-- start --

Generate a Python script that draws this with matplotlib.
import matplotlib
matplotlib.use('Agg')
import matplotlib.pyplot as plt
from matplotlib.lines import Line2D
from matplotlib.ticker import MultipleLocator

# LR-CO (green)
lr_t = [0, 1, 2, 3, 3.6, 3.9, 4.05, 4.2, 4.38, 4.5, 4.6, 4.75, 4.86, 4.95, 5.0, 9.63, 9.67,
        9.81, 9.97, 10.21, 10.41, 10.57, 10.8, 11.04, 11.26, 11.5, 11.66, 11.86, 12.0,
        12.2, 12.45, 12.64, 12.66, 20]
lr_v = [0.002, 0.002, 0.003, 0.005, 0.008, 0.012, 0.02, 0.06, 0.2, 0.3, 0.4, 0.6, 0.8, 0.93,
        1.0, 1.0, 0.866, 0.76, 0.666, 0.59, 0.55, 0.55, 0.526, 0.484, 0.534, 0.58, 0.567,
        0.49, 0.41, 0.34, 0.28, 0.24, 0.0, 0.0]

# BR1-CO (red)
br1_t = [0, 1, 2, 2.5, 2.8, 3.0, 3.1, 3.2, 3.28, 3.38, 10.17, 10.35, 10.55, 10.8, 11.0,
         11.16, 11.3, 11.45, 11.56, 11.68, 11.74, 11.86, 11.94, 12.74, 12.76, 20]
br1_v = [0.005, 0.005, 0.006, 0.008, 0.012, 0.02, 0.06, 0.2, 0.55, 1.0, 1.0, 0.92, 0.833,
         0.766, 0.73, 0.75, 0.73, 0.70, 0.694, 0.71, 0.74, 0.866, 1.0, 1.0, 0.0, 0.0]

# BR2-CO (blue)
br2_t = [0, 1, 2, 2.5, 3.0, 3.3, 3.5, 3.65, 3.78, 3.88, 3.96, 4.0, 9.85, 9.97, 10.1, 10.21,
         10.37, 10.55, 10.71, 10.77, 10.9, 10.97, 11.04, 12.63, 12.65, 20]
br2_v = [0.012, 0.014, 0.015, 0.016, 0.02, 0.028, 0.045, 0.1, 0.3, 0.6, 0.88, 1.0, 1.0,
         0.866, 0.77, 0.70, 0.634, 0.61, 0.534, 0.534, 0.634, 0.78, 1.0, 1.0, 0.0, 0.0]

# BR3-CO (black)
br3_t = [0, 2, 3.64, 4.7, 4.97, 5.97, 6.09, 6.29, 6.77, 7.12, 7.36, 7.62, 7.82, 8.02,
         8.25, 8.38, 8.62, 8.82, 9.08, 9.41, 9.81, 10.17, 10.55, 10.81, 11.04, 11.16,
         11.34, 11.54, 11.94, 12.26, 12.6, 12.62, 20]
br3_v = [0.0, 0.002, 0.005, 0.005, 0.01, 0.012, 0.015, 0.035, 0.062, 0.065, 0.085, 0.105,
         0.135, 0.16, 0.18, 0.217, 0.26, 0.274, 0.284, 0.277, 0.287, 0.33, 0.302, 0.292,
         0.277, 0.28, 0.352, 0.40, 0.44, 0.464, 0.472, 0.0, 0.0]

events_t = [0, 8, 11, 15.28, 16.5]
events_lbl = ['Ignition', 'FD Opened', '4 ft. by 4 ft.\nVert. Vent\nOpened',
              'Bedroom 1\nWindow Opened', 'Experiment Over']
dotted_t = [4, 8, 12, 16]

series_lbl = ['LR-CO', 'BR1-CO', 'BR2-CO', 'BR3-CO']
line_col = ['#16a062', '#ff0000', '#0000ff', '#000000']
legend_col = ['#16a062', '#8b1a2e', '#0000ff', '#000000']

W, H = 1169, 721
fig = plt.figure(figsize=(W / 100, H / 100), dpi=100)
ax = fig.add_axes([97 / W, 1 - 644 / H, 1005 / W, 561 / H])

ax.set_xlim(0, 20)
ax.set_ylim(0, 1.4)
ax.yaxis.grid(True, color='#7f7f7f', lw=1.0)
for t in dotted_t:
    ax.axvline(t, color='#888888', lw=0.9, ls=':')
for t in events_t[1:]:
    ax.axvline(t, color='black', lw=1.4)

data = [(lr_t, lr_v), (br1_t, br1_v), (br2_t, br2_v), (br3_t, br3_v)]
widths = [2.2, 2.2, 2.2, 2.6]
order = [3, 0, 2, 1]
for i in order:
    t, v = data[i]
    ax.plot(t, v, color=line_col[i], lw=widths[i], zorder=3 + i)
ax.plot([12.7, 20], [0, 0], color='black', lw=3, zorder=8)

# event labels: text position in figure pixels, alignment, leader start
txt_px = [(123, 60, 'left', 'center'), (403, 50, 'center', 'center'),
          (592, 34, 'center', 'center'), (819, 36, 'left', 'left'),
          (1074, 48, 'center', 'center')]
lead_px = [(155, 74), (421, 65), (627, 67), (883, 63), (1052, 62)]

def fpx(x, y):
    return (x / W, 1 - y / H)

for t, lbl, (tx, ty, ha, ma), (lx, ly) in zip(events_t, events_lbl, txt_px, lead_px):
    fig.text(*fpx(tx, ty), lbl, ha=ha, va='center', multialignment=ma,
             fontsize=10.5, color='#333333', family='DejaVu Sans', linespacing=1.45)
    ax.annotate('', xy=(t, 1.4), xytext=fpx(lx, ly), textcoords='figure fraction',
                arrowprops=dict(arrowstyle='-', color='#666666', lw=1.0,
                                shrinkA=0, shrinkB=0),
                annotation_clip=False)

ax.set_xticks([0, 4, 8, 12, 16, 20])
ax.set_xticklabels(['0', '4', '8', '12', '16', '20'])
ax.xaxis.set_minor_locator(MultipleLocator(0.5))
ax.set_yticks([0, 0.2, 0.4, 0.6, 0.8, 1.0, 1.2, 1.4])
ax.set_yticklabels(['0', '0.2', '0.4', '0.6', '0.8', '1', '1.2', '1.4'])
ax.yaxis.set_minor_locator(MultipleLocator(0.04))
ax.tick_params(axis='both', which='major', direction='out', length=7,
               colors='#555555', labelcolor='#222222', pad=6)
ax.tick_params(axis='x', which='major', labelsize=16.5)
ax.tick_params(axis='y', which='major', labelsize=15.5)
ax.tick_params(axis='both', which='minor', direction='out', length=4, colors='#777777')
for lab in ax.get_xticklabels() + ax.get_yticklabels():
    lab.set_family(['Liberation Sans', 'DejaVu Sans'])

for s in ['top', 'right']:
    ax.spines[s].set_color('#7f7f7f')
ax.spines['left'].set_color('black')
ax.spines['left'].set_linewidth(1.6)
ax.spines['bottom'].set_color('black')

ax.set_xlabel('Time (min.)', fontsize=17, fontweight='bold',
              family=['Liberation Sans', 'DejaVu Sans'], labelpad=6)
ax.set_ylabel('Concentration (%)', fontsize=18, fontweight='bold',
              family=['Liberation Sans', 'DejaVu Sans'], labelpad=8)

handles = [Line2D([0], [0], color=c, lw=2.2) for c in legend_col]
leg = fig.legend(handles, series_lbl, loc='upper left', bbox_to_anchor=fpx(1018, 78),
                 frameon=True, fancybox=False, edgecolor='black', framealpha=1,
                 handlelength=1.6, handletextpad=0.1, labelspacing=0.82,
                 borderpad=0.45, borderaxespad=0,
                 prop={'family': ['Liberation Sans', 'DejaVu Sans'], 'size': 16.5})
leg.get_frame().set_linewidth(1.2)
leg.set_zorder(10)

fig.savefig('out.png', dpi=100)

-- end --
-- start --

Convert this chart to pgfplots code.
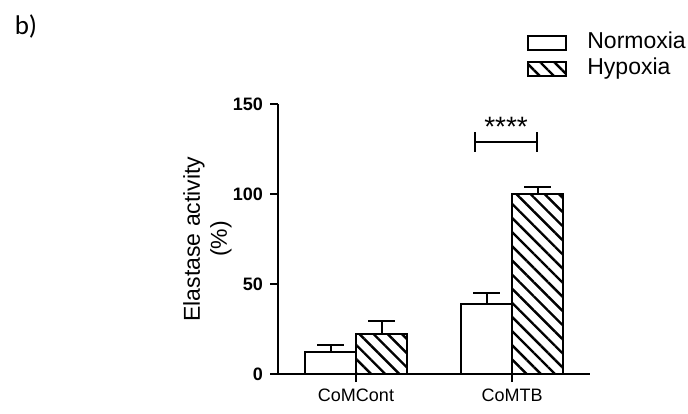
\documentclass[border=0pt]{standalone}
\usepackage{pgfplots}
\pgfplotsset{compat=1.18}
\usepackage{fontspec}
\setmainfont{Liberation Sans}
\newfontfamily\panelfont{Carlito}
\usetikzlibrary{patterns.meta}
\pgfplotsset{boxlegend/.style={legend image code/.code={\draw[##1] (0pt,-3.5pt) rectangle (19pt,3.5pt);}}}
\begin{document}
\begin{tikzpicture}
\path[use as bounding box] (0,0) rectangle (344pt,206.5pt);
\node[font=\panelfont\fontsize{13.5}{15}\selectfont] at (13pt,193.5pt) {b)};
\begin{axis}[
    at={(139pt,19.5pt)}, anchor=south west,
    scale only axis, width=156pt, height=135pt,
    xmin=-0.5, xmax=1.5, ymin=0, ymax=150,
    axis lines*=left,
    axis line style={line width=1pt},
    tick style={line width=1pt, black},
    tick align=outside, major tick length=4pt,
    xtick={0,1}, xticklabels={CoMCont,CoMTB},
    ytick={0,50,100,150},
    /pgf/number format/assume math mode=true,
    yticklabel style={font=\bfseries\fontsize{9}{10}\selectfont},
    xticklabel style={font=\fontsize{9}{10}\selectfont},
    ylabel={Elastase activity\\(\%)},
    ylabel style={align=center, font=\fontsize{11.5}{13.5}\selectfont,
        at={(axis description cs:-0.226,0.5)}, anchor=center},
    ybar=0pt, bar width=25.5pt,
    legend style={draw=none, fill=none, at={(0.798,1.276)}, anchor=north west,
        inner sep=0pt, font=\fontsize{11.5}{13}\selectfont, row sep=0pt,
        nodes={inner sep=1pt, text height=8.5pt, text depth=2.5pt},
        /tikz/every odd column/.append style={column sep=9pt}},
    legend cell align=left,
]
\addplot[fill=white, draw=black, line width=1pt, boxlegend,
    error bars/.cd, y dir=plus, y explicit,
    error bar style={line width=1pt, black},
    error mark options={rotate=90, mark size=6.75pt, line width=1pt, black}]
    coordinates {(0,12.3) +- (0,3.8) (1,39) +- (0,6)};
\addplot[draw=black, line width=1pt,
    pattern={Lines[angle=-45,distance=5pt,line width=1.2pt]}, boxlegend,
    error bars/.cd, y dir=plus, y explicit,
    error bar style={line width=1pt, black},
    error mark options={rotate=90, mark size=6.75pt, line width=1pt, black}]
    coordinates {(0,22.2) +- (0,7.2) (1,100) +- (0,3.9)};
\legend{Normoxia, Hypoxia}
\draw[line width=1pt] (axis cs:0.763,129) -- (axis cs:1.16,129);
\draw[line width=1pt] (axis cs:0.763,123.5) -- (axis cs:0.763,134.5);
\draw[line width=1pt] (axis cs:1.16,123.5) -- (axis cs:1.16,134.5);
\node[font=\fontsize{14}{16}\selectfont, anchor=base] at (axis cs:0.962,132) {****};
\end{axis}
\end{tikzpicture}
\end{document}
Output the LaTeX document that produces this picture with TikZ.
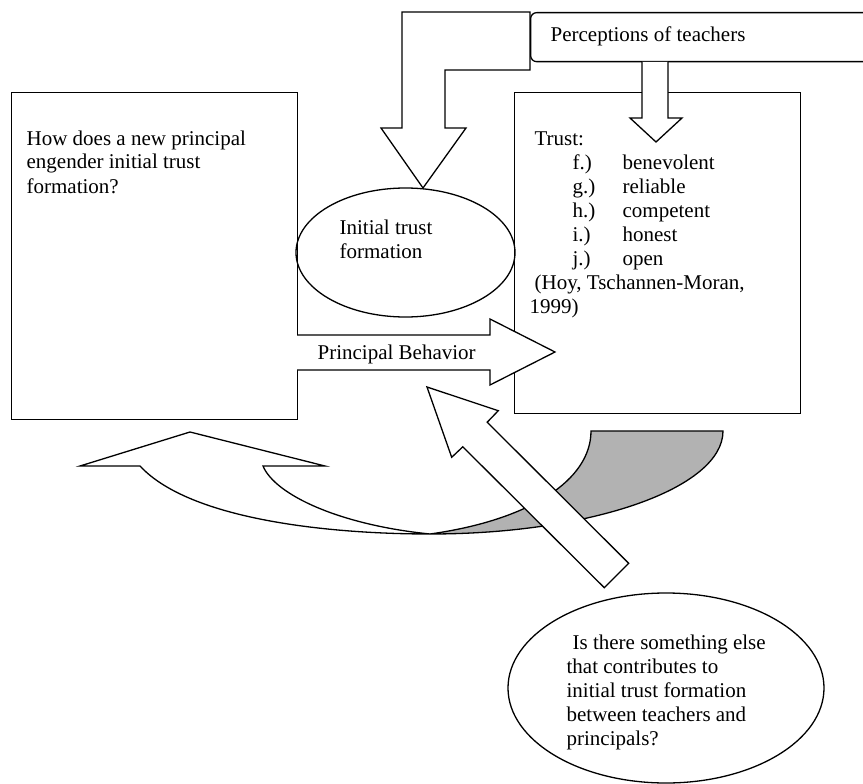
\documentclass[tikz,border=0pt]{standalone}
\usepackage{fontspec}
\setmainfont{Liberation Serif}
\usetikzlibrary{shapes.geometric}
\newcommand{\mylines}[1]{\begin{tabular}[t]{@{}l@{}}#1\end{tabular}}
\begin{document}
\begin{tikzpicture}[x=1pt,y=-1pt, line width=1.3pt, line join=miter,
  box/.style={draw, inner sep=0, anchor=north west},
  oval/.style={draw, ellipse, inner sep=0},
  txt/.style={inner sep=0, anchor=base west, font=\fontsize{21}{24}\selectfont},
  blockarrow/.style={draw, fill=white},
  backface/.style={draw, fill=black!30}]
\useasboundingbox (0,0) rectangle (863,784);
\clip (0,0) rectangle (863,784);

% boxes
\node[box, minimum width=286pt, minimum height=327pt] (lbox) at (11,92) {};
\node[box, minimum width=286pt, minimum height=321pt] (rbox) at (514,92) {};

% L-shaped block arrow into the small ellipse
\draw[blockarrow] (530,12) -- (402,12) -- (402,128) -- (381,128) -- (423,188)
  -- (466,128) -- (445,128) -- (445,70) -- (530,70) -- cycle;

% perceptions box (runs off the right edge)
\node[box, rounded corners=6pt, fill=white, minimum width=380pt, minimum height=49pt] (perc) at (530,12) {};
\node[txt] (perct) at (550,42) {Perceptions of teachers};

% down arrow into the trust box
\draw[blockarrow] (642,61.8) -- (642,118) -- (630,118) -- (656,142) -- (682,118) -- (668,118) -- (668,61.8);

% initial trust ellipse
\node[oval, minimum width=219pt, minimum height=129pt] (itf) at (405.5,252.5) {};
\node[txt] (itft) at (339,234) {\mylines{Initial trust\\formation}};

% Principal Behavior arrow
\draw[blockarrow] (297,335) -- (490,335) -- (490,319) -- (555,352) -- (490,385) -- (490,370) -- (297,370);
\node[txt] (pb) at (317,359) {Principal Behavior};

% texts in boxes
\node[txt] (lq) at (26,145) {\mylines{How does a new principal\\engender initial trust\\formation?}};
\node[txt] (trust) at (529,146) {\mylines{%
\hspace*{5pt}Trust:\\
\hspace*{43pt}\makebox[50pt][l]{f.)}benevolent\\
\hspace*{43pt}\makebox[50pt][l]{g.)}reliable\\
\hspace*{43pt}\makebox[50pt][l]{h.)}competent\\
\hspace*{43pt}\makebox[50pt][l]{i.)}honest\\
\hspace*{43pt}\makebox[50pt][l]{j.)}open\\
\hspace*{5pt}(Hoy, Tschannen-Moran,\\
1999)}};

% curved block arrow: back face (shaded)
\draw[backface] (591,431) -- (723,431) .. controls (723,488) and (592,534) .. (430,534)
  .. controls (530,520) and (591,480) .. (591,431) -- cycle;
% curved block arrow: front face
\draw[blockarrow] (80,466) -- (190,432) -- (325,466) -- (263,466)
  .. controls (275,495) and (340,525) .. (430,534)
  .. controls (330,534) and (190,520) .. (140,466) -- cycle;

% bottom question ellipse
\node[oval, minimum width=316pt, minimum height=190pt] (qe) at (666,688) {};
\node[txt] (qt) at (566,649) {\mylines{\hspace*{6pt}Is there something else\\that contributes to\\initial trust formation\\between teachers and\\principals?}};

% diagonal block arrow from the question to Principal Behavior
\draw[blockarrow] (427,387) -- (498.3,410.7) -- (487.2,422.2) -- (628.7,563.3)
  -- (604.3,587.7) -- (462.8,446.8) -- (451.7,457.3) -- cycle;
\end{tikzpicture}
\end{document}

-- end --

▸ **Goal**
Any pictures should be left out. Reproduce every line from the one holding "Output the LaTeX" down to the one holding "(pb) at (317,359)", both of those lines included.

▸ **Written response**
Output the LaTeX document that produces this picture with TikZ.
\documentclass[tikz,border=0pt]{standalone}
\usepackage{fontspec}
\setmainfont{Liberation Serif}
\usetikzlibrary{shapes.geometric}
\newcommand{\mylines}[1]{\begin{tabular}[t]{@{}l@{}}#1\end{tabular}}
\begin{document}
\begin{tikzpicture}[x=1pt,y=-1pt, line width=1.3pt, line join=miter,
  box/.style={draw, inner sep=0, anchor=north west},
  oval/.style={draw, ellipse, inner sep=0},
  txt/.style={inner sep=0, anchor=base west, font=\fontsize{21}{24}\selectfont},
  blockarrow/.style={draw, fill=white},
  backface/.style={draw, fill=black!30}]
\useasboundingbox (0,0) rectangle (863,784);
\clip (0,0) rectangle (863,784);

% boxes
\node[box, minimum width=286pt, minimum height=327pt] (lbox) at (11,92) {};
\node[box, minimum width=286pt, minimum height=321pt] (rbox) at (514,92) {};

% L-shaped block arrow into the small ellipse
\draw[blockarrow] (530,12) -- (402,12) -- (402,128) -- (381,128) -- (423,188)
  -- (466,128) -- (445,128) -- (445,70) -- (530,70) -- cycle;

% perceptions box (runs off the right edge)
\node[box, rounded corners=6pt, fill=white, minimum width=380pt, minimum height=49pt] (perc) at (530,12) {};
\node[txt] (perct) at (550,42) {Perceptions of teachers};

% down arrow into the trust box
\draw[blockarrow] (642,61.8) -- (642,118) -- (630,118) -- (656,142) -- (682,118) -- (668,118) -- (668,61.8);

% initial trust ellipse
\node[oval, minimum width=219pt, minimum height=129pt] (itf) at (405.5,252.5) {};
\node[txt] (itft) at (339,234) {\mylines{Initial trust\\formation}};

% Principal Behavior arrow
\draw[blockarrow] (297,335) -- (490,335) -- (490,319) -- (555,352) -- (490,385) -- (490,370) -- (297,370);
\node[txt] (pb) at (317,359) {Principal Behavior};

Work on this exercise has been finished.